Neunzig, Hans A.

Dietrich Fischer-Dieskau

Ein Leben in Bildern

Rubrik: Bücher
Verlag/Label: Henschel, Berlin 2005
erschienen in: das Orchester 07-08/2005 , Seite 80

Es ist eine Huldigung zum 80. Geburtstag, und in gewissem Sinn ist es ein altmodisches Buch. Und so bietet sich auch das alte Wort der „Anmutung“ an, mit der es aufwartet. Es mutet sehr intim an, könnte sich sein Leser doch fühlen wie an der Seite eines Freunds des Hauses, dem es gestattet wurde, die Familienfotos herauszukramen und sie plaudernd herzuzeigen; und es mutet etwas pathetisch an angesichts der Bewunderung, auf die der Leser sich einlassen muss.
Nach der Lektüre kam mir ein Gedanke, der zukünftigen Lesern von Nutzen sein könnte: Wer dieses Buch geschenkt bekommt (und es ist ein prächtiges Geschenk) oder es sich selbst schenkt, dem sei empfohlen, vor dem Lesen seinen Schallplattenschrank nach Musik mit dem Protagonisten dieser Biografie zu durchforsten und sie beim Lesen aufzulegen.

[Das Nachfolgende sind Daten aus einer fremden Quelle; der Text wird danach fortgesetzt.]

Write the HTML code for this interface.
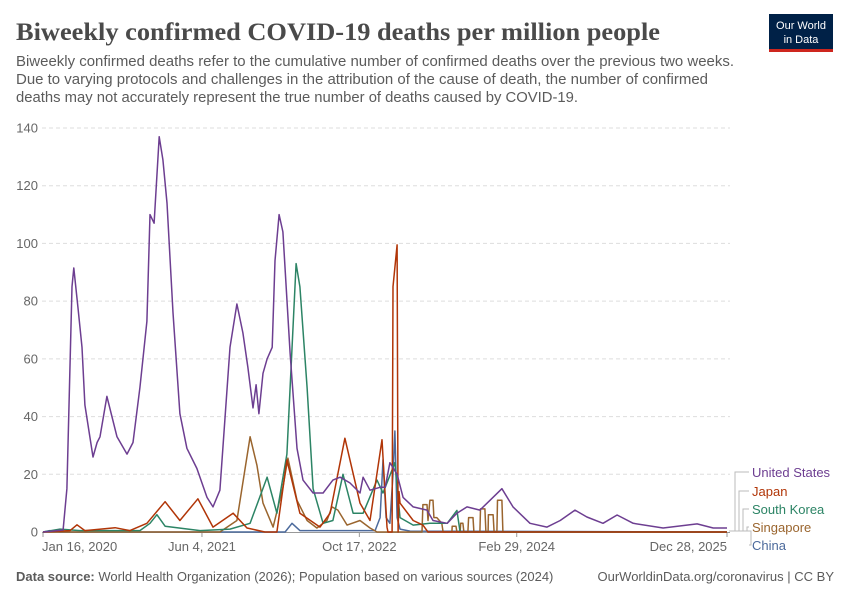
<!DOCTYPE html>
<html><head><meta charset="utf-8"><style>
body{margin:0;background:#fff;width:850px;height:600px;overflow:hidden}
svg{display:block;font-family:"Liberation Sans",sans-serif}
</style></head><body>
<svg id="chart" width="850" height="600" viewBox="0 0 850 600">
<text x="16" y="40" font-family="Liberation Serif, serif" font-weight="bold" font-size="25" fill="#4a4a4a" textLength="644" lengthAdjust="spacingAndGlyphs">Biweekly confirmed COVID-19 deaths per million people</text>
<g font-size="14.5" fill="#5b5b5b">
<text x="16" y="66" textLength="718" lengthAdjust="spacingAndGlyphs">Biweekly confirmed deaths refer to the cumulative number of confirmed deaths over the previous two weeks.</text>
<text x="16" y="84" textLength="692" lengthAdjust="spacingAndGlyphs">Due to varying protocols and challenges in the attribution of the cause of death, the number of confirmed</text>
<text x="16" y="102" textLength="562" lengthAdjust="spacingAndGlyphs">deaths may not accurately represent the true number of deaths caused by COVID-19.</text>
</g>
<g>
<rect x="769" y="14" width="64" height="36" fill="#002147"/>
<rect x="769" y="49" width="64" height="3" fill="#ce261e"/>
<text x="801" y="29" font-size="11" fill="#fff" text-anchor="middle">Our World</text>
<text x="801" y="43" font-size="11" fill="#fff" text-anchor="middle">in Data</text>
</g>
<g id="grid"></g>
<g id="series"></g>
<g id="legend"></g>
<g font-size="13" fill="#5b5b5b">
<text x="16" y="581"><tspan font-weight="bold">Data source:</tspan> World Health Organization (2026); Population based on various sources (2024)</text>
<text x="834" y="581" text-anchor="end">OurWorldinData.org/coronavirus | CC BY</text>
</g>
</svg>
<script>
// days since Jan 16, 2020
const usDays=[0,64,76,92,98,111,124,133,159,172,181,203,235,267,286,308,330,340,353,369,381,394,413,435,457,489,521,540,562,594,616,635,651,667,677,686,699,712,728,737,750,762,785,807,826,858,890,921,944,975,1007,1017,1039,1071,1087,1102,1125,1144,1176,1220,1239,1284,1315,1347,1388,1420,1458,1493,1547,1601,1643,1690,1728,1779,1824,1875,1970,2078,2129,2173];
const usVals=[0,0.7,15,85,91.5,78,64,44,26,31,33,47,33,27,31,50,73,110,107,137,129,114,76,41,29,22,12,8.7,14.5,64,79,69,57,43,51,41,55,60,64,94,110,104,62,29,18,13.5,13.5,18,19,17,13.5,19,14.5,15.5,15.5,24,20,12,8.7,7.6,4,3,6.5,8.7,7.6,11,15,8.7,3,1.7,4,7.6,5.2,3,5.9,3,1.4,2.8,1.4,1.4];
const jpDays=[0,86,108,133,229,276,330,388,435,492,540,604,648,705,743,775,816,880,912,959,1007,1039,1077,1093,1096,1109,1112,1125,1128,1131,1134,1176,1207,1223,2173];
const jpVals=[0,0.5,2.5,0.5,1.5,0.5,3,10.5,4,11.5,1.7,6.5,1.4,0,0,25,6.5,1.7,6.5,32.5,10,4,32,1.7,0,0,85,99.5,0,14,10,4,2.4,0,0];
const krDays=[0,54,118,308,340,362,388,499,594,658,712,743,775,804,816,839,858,890,921,953,985,1017,1061,1080,1118,1134,1176,1229,1284,1315,1325,2173];
const krVals=[0,1,0.5,0.5,3,6,2,0.5,1,3,19,6.5,27,93,85,50,15,3,4,20,6.5,6.5,18,13.5,24,5,2.4,3,3,7.5,0,0];
const sgDays=[0,562,616,658,680,699,731,762,778,807,839,870,902,918,937,966,1007,1039,1061,1204,1207,1220,1223,1229,1239,1242,1251,1267,1271,1299,1300,1312,1315,1325,1327,1334,1337,1350,1352,1366,1369,1388,1390,1404,1407,1414,1415,1430,1433,1442,1444,1458,1461,2173];
const sgVals=[0,0,4,33,23,10,1.7,15.5,25.6,11,4,1.4,4,8.7,7.6,2.4,4,1.4,0,0,9.5,9.5,4,11,11,5,5,3,0,0,2,2,0,0,3,3,0,0,5,5,0,0,8,8,0,0,6,6,0,0,11,11,0,0];
const cnDays=[0,22,54,769,791,816,1055,1071,1080,1090,1102,1112,1118,1125,1134,1166,2173];
const cnVals=[0,0.5,0,0,3,0.5,0.5,5,25,5,3,20,35,5,1,0.3,0];
const yTicks=[0,20,40,60,80,100,120,140];
const xTickDays=[0,505,1005,1505,2173];
const xTickLabels=["Jan 16, 2020","Jun 4, 2021","Oct 17, 2022","Feb 29, 2024","Dec 28, 2025"];
const legendNames=["United States","Japan","South Korea","Singapore","China"];

const X0=43,X1=727,Y0=532,YTOP=128,DMAX=2173,VMAX=140;
const xs=d=>X0+(X1-X0)*d/DMAX;
const ys=v=>Y0-(Y0-YTOP)*v/VMAX;
const NS="http://www.w3.org/2000/svg";
function mk(tag,attrs,parent){const e=document.createElementNS(NS,tag);for(const k in attrs)e.setAttribute(k,attrs[k]);parent.appendChild(e);return e;}
const grid=document.getElementById('grid');
yTicks.forEach(v=>{
  if(v>0){const l=mk('line',{x1:42,x2:730,y1:ys(v),y2:ys(v),stroke:'#ddd','stroke-dasharray':'4,3'},grid);
  
  }
  const t=mk('text',{x:38,y:ys(v)+4.5,'text-anchor':'end','font-size':13,fill:'#666'},grid);
  t.textContent=v;
  
  
});
const ax=mk('line',{x1:42,x2:730,y1:Y0+0.5,y2:Y0+0.5,stroke:'#999'},grid);


xTickDays.forEach((d,i)=>{
  mk('line',{x1:xs(d),x2:xs(d),y1:Y0,y2:Y0+5,stroke:'#999'},grid);
  const anchor=i==xTickDays.length-1?'end':'middle';
  const tx=i==0?Math.max(xs(d),80):xs(d);
  const t=mk('text',{x:i==xTickDays.length-1?X1:(i==0?42:tx),y:551,'text-anchor':i==0?'start':anchor,'font-size':13,fill:'#666'},grid);
  t.textContent=xTickLabels[i];
  
  
});
const series=[
 ["china",cnDays,cnVals,"#4c6a9c"],
 ["singapore",sgDays,sgVals,"#9a652e"],
 ["south-korea",krDays,krVals,"#2c8465"],
 ["japan",jpDays,jpVals,"#b13507"],
 ["united-states",usDays,usVals,"#6d3e91"]];
const sg=document.getElementById('series');
series.forEach(s=>{
  const d=s[1].map((day,i)=>(i?'L':'M')+xs(day).toFixed(1)+','+ys(s[2][i]).toFixed(1)).join('');
  const p=mk('path',{d:d,fill:'none',stroke:s[3],'stroke-width':1.5,'stroke-linejoin':'round'},sg);
  
  
});
const lg=document.getElementById('legend');
const lcol=["#6d3e91","#b13507","#2c8465","#9a652e","#4c6a9c"];
const ly=[472,491,509,527,545];
const lx=[735,739,743,747,751];
legendNames.forEach((n,i)=>{
  mk('path',{d:`M729,${Y0-1}H${lx[i]}V${ly[i]}H749`,fill:'none',stroke:'#bbb','stroke-width':1},lg);
  const t=mk('text',{x:752,y:ly[i]+5,'font-size':13,fill:lcol[i]},lg);
  t.textContent=n;
  
  
});
</script>
</body></html>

Mir persönlich ging es nämlich so, dass mir bei aller Intimität die Person des Dietrich Fischer-Dieskau eigentümlich fremd geblieben ist. Keine Sorge, das Buch wird nicht unzulässig vom Hören ablenken! Es ist ja vornehmlich ein Bilderbuch, und die Texte, so unerlässlich sie fürs Verständnis der Bilder sind, lesen sich leicht in ihrem Erzählton.
Der Sänger Dietrich Fischer-Dieskau, von außen betrachtet: vermittels des Mediums Foto, vermittels Äußerungen anderer, vermittels seiner musikalischen Arbeit und seiner Erfolge. Es bleibt aber nicht bei dem „von außen“, denn es sind die Porträts, von denen der Band einige enthält, die uns doch einen tieferen Blick gestatten. Ein Mann, dessen Blick von freundlicher Skepsis zu sein scheint, von eher introvertierter Sinnlichkeit, mit beträchtlich fragendem Anteil – dies übrigens schon bei den Kinderbildern. Die vielen „Arbeitsfotos“ sind mehr eine Dokumentation von Beruf und Erfolg, weniger des Menschen – ausgenommen vielleicht ein Bild des dirigierenden Fischer-Dieskau (S. 143), das zeigt, wie das andere Musiziergenre die Physiognomie verändert.
Zwar von außen betrachtet, aber mit Bedeutung fürs „Innen“: die vielen Freundlichkeiten, die in Briefen oder mündlich geäußert wurden: „Ein Symbol von tiefer Menschlichkeit […], ein Muster an Prägnanz und Belcanto zugleich“ (Herbert von Karajan, S. 129). Das Foto aus der gleichen Zeit der Zusammenarbeit ist ebenfalls „ein Muster an Prägnanz“. Manches liest sich (und schaut sich an) wie aus einem Agenturtext. Dann reduziert sich die menschlich-künstlerische Identität auf die Zusammenarbeit mit anderen Berühmtheiten. Ob man den Pragmatismus, den Hans A. Neunzig dem Künstler in Bezug auf seine Ehefrauen zuschreibt („die Wahl schien klug…“ u.a., S. 125) für bare Münze nehmen soll, sei dahingestellt. Dazugehörige Bilder wie auch andere Familienfotos sprechen von aller Lebendigkeit der Zuneigungen.
Viel Raum nimmt der Maler
Fischer-Dieskau ein, ausführlich dokumentiert ist immer wieder sein Engagement für die aktuelle Musik. Was an dem Buch immer wieder von Neuem einnimmt, ist die dichte Nähe von Bild und Text. Wie gesagt, der Freund des Hauses Fischer-Dieskau mit dem „Fotoalbum“.